Singing in Mandarin – A Guide to Chinese Diction and Vocal Repertoire. Katherine Chu and Juliet Petrus. Rowman & Littlefield. 359 pages.
BOOK REVIEW – Singers don’t have to be fluent in a language to sing in it, although it undoubtedly helps, but their pronunciation needs to be on par with that of a native speaker. An estimated 1.3 billion people speak Chinese as their native language, for whom roughly 917 million Mandarin is their mother tongue. For non-native speakers, conversing in Mandarin is a challenge, as some of its consonants and vowels are difficult to pronounce and it is a tonal language. Each word consists of a single syllable, whose meaning is delivered by context and a specific tone linked to each word. It’s a minefield for non-native speakers, as the wrong tone can drastically change the meaning of a word.
Fortunately, singers don’t have to worry about tones; the composer solves that problem through the musical setting. They do, however, have to master pronunciation, which is a challenge for everyone. Western-style vocal techniques can inhibit the ability to produce sounds that are comprehensible to the listener. Singing in Mandarin – A Guide to Chinese Diction and Vocal Repertoire is the first comprehensive guide to both the language and the century-old tradition of Western-style vocal music.

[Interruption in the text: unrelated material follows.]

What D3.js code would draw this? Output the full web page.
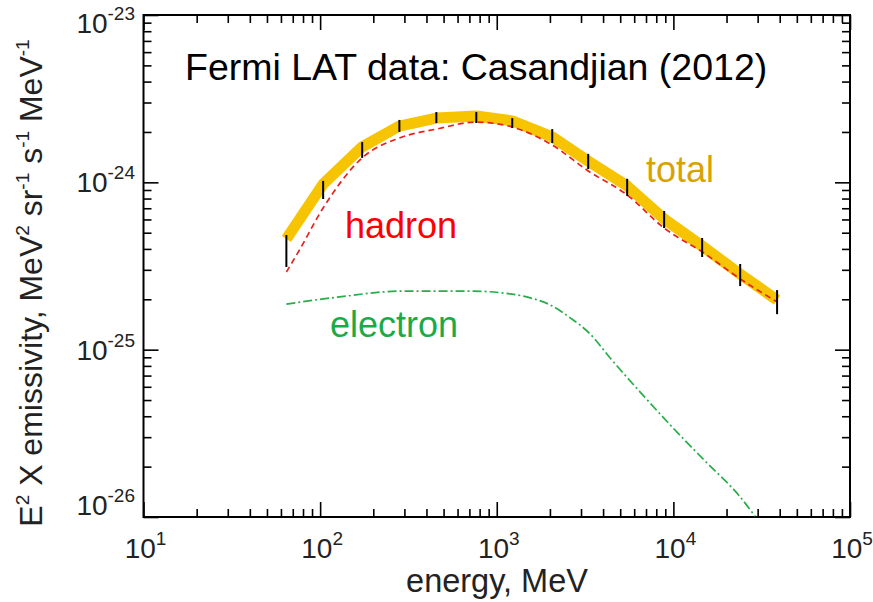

In 2011, soprano Juliet Petrus, who spoke no Mandarin at the time, was in China to participate in the first I SING BEIJING, now called iSING! International Young Artists Festival, where Katherine Chu was one of her coaches. Chu is an American pianist who has been a pioneer in vocal coaching and musical preparation in China. Currently on the faculty of the Tianjin Juilliard School, Chu worked previously at the Metropolitan Opera, the Salzburg Festival, and Beijing’s National Center for the Performing Arts.
Petrus has gone on to be one of the few Western singers to specialize in Chinese classical song. From the very first, however, she saw the need for a comprehensive and coherent guide to Mandarin diction, a tool that was available to singers in most other languages. Their book is the culmination of nearly 10 years of study, research, and performing the Chinese lyric repertoire.
Singing in Mandarin is divided into two sections, with the first focusing on the language and how to pronounce it. Context is important for these authors, so they provide historical details as well as practical advice every step of the way. Since Chinese singers are well versed in Pinyin, a spelling system using the Roman alphabet to show how Chinese characters are pronounced, it appears alongside the International Phonetic Alphabet, a system of phonetic notation familiar to most conservatory-trained singers. IPA proved inadequate to accurately illustrate certain sounds in Mandarin, so they created new symbols to best depict them.
Study aids are provided, including pronunciation charts and audio exercises made by professional singers who are native Mandarin speakers. Equally important is the guidance they provide on how to approach stylistic issues when singing in Mandarin, such as suggestions as to the appropriate places to breathe to maintain the natural flow of the text and where to insert glottal stops, which don’t exist in spoken Mandarin but are encountered when singing in it.
The second half of the book is devoted to the history of the development of Western-style vocal music in China, including separate chapters on Taiwan and Hong Kong. Given the paucity of information on the subject in English, it is an important reference work for anyone interested in the topic. The text would have benefited from some judicious editing, but the dictionary-like entries are concise and rich in detail. The footnotes also provide fascinating reading. They include examples of works that are discussed are included.
The history of Western music in China dates to the arrival of the first Jesuits in the 16th century, but it was three centuries before Protestant missionaries arrived and brought their music with them. Hymns and school songs, however, soon gave way to music with more nationalist impulses, with composers turning to traditional Chinese poetry, folk music, and nature for inspiration. As the 20th century progressed, song was weaponized by political movements to counter one another’s ideologies, as well as to instill resolve during the long and horrific occupation of China by the Japanese from 1937 to 1945.
During the Cultural Revolution, all foreign culture was banned, including Western classical music. Musicians were actively persecuted, and instruments were destroyed. “Model works,” including operas, were promoted to instill proletarian fervor in the masses. Following Mao’s death in 1976, Deng Xiaoping came to power and reversed most of the Cultural Revolution policies.
With those reforms, a new wave of Chinese classical music was ushered in by composers who came of age in the early 1980s. Tan Dun, Chen Qigang (who studied with Olivier Messiaen), Bright Sheng (who was Leonard Bernstein’s last student and wrote the forward to this book), and others forged a musical style that was a synthesis of Chinese and Western traditions. The success of their music, along with the success of Chinese artists internationally across many art forms, has focused the world’s attention on the developing cultural phenomenon in China.
In seeking to unlock the secrets of singing in Mandarin, Chu and Petrus have produced an essential aid for anyone seeking to enter the world of Chinese music.